=== What you need to do ===
Extract, in full, the lines below, beginning at the first and ending with the line that contains "import * as". Pictures do not belong in the copy.

═══ Supplied data ═══

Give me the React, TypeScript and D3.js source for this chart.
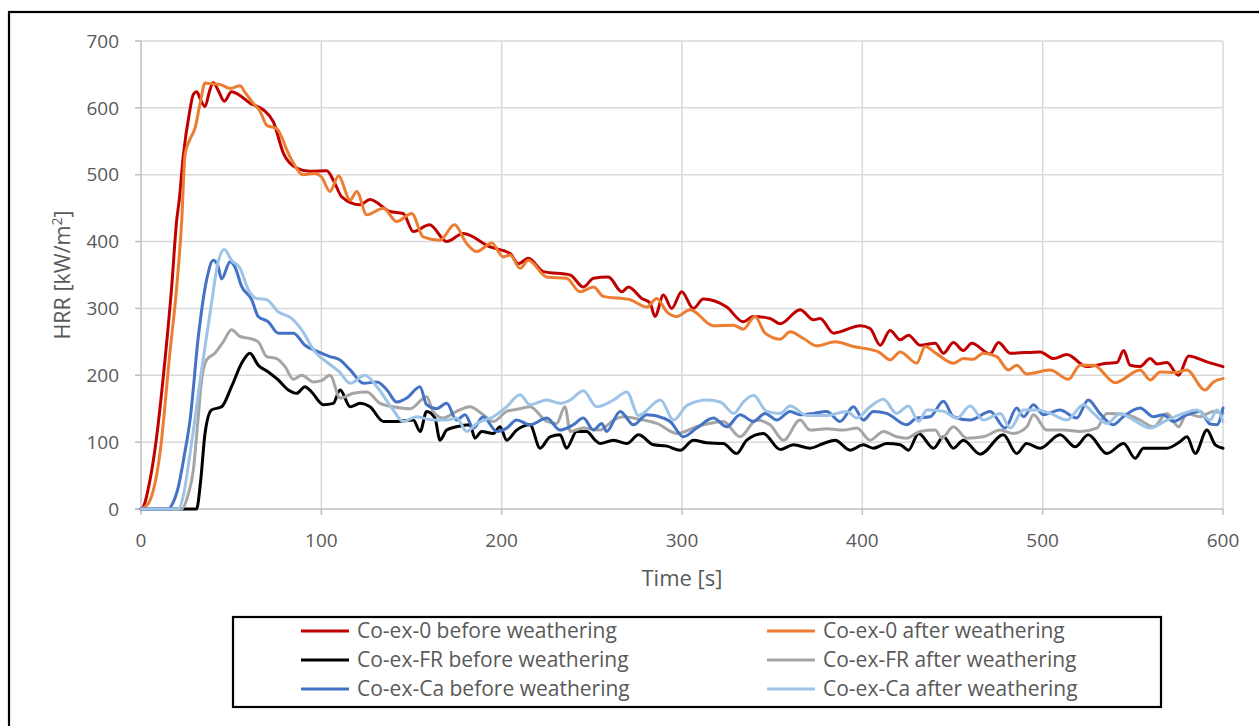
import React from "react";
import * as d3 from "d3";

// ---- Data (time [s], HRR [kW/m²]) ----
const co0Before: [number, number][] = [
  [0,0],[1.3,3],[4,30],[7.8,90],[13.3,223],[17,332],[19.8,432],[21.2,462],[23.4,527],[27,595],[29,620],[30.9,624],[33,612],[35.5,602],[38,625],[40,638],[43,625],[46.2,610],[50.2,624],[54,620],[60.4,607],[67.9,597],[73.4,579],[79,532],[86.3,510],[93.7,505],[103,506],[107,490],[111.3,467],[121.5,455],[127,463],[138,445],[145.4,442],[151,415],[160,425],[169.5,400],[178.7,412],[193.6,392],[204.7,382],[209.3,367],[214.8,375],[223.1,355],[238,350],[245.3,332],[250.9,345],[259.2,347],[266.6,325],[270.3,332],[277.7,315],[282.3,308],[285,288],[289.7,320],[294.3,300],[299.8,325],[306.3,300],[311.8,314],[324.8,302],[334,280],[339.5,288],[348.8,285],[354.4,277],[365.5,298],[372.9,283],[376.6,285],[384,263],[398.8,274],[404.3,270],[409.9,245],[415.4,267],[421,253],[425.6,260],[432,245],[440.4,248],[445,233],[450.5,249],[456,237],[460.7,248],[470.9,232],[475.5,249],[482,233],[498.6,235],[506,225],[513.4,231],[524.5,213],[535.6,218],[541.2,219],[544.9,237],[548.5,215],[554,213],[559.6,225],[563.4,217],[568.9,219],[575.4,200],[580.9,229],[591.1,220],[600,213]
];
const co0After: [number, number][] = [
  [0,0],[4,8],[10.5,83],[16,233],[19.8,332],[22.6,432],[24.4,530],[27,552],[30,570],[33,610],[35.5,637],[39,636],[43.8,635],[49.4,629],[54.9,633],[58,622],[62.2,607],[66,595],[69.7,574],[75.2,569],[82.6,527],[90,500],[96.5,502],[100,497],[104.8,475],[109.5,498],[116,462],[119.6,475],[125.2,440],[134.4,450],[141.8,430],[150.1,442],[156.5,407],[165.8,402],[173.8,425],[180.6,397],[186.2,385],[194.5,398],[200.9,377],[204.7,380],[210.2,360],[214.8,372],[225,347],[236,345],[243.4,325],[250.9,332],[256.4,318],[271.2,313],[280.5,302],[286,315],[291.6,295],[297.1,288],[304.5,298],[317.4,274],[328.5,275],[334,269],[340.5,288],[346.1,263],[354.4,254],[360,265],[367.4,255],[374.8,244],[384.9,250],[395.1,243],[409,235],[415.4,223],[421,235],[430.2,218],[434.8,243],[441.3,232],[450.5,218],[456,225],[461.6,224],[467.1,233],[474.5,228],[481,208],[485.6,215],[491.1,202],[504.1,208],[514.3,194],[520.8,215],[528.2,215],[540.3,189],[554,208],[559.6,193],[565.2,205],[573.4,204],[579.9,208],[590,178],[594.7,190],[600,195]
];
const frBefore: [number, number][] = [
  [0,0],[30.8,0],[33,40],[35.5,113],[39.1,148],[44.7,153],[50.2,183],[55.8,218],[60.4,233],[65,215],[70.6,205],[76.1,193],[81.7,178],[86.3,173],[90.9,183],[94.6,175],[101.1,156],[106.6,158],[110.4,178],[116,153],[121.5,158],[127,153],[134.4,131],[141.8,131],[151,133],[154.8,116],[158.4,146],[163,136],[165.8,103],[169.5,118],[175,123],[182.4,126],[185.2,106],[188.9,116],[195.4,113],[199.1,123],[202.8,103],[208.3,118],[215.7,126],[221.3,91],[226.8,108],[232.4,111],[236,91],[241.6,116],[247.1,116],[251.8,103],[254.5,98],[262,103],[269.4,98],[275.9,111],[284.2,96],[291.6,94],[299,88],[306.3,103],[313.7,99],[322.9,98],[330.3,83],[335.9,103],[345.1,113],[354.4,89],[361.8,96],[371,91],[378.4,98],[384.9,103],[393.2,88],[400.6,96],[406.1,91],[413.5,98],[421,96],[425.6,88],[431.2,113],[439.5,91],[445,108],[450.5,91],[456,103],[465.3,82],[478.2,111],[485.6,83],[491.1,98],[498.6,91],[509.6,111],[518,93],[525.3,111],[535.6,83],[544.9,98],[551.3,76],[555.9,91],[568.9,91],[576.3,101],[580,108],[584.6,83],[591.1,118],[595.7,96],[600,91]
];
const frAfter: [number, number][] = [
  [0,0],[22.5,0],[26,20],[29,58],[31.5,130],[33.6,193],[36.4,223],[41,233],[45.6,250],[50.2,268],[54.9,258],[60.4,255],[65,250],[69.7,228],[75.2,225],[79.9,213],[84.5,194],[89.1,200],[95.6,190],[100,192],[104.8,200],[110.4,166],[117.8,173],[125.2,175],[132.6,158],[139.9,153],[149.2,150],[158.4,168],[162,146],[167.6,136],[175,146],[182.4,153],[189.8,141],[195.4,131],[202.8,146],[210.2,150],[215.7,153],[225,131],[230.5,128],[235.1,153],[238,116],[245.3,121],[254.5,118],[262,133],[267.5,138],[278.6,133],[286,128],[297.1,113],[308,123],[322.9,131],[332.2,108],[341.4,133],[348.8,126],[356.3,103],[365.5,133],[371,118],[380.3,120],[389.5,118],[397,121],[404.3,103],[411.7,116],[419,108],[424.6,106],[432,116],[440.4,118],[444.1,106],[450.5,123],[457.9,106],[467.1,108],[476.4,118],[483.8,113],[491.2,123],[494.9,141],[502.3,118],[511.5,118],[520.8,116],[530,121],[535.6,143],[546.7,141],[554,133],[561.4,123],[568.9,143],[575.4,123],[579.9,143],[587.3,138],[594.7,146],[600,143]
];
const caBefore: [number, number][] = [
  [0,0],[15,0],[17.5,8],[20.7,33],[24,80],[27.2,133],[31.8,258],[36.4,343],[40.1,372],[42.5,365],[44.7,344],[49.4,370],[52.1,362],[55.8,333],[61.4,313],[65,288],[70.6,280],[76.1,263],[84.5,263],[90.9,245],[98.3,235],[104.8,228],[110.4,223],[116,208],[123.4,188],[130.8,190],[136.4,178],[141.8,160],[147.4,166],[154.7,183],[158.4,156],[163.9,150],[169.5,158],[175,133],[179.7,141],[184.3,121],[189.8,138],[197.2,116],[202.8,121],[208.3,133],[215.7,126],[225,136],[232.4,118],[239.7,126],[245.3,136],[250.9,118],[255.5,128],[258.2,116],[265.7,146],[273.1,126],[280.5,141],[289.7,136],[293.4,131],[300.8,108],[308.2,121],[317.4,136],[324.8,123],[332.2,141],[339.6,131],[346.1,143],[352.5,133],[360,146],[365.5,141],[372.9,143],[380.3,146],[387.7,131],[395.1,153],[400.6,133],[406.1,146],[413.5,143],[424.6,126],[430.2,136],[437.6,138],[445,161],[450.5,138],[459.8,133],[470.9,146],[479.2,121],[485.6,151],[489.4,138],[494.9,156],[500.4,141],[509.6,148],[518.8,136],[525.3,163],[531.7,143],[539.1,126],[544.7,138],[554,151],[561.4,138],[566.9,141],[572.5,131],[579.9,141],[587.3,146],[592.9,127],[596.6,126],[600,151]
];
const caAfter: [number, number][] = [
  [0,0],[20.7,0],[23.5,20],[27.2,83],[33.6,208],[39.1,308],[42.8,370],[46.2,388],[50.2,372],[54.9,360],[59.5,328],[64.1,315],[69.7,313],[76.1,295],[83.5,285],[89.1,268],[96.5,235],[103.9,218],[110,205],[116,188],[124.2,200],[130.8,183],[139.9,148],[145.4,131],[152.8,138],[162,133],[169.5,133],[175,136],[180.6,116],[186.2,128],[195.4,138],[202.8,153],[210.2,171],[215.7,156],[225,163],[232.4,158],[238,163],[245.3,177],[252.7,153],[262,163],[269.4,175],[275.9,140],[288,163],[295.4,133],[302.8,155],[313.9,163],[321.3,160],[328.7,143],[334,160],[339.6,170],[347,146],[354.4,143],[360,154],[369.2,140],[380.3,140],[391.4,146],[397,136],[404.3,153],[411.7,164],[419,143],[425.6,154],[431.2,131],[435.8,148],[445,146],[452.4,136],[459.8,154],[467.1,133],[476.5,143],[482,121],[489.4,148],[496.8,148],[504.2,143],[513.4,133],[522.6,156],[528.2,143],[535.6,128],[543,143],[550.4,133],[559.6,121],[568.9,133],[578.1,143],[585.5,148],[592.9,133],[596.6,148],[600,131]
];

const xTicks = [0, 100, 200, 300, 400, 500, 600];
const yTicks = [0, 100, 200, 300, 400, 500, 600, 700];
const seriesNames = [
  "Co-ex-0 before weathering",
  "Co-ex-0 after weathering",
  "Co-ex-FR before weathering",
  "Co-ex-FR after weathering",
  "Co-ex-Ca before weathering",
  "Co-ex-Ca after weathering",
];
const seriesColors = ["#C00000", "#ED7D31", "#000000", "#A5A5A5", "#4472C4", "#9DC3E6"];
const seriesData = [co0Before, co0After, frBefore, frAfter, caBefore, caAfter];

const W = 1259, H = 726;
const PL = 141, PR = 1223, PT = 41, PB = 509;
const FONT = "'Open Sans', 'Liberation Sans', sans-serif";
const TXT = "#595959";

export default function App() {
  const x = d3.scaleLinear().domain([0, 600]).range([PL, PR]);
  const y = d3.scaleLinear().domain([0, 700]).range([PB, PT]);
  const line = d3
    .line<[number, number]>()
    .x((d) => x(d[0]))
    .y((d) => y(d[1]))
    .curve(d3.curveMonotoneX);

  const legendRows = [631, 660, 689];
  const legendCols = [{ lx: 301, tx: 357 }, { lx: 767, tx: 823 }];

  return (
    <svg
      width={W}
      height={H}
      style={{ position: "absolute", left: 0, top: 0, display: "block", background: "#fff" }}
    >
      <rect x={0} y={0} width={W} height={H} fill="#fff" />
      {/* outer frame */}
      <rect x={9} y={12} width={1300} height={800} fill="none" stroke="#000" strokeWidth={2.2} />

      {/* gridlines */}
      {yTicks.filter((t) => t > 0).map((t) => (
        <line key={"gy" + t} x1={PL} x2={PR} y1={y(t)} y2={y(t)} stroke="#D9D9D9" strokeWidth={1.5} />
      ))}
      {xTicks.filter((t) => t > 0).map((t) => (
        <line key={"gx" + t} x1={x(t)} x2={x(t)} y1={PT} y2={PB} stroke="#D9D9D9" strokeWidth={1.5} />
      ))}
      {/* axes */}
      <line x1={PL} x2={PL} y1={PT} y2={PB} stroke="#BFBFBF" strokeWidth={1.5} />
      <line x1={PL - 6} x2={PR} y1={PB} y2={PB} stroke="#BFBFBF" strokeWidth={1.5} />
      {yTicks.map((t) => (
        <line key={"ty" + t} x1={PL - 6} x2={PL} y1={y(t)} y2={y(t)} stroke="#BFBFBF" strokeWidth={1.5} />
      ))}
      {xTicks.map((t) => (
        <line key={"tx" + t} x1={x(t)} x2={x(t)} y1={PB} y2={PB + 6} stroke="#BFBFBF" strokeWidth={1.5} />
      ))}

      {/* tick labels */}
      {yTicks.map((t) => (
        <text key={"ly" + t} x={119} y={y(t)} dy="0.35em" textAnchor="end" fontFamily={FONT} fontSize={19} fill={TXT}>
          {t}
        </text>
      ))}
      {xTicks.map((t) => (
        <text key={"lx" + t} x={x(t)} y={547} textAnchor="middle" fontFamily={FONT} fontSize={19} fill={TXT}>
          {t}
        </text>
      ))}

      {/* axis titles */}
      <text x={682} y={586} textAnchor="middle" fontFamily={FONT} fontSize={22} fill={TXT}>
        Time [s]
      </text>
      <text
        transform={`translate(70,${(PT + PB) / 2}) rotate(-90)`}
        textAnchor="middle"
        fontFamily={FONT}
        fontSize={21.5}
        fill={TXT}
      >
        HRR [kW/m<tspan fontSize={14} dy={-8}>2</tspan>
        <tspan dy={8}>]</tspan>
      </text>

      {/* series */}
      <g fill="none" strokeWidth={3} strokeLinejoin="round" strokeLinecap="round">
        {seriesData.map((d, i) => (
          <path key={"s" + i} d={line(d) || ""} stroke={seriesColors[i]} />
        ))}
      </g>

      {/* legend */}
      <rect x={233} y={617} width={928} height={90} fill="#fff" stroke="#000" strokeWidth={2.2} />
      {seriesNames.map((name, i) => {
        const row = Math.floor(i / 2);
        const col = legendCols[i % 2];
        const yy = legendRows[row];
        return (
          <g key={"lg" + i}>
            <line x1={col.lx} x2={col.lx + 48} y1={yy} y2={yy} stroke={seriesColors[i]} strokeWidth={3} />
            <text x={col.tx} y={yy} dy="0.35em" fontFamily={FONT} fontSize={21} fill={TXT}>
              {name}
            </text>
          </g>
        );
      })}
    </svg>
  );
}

═══

=== Reply to the task ===
Give me the React, TypeScript and D3.js source for this chart.
import React from "react";
import * as d3 from "d3";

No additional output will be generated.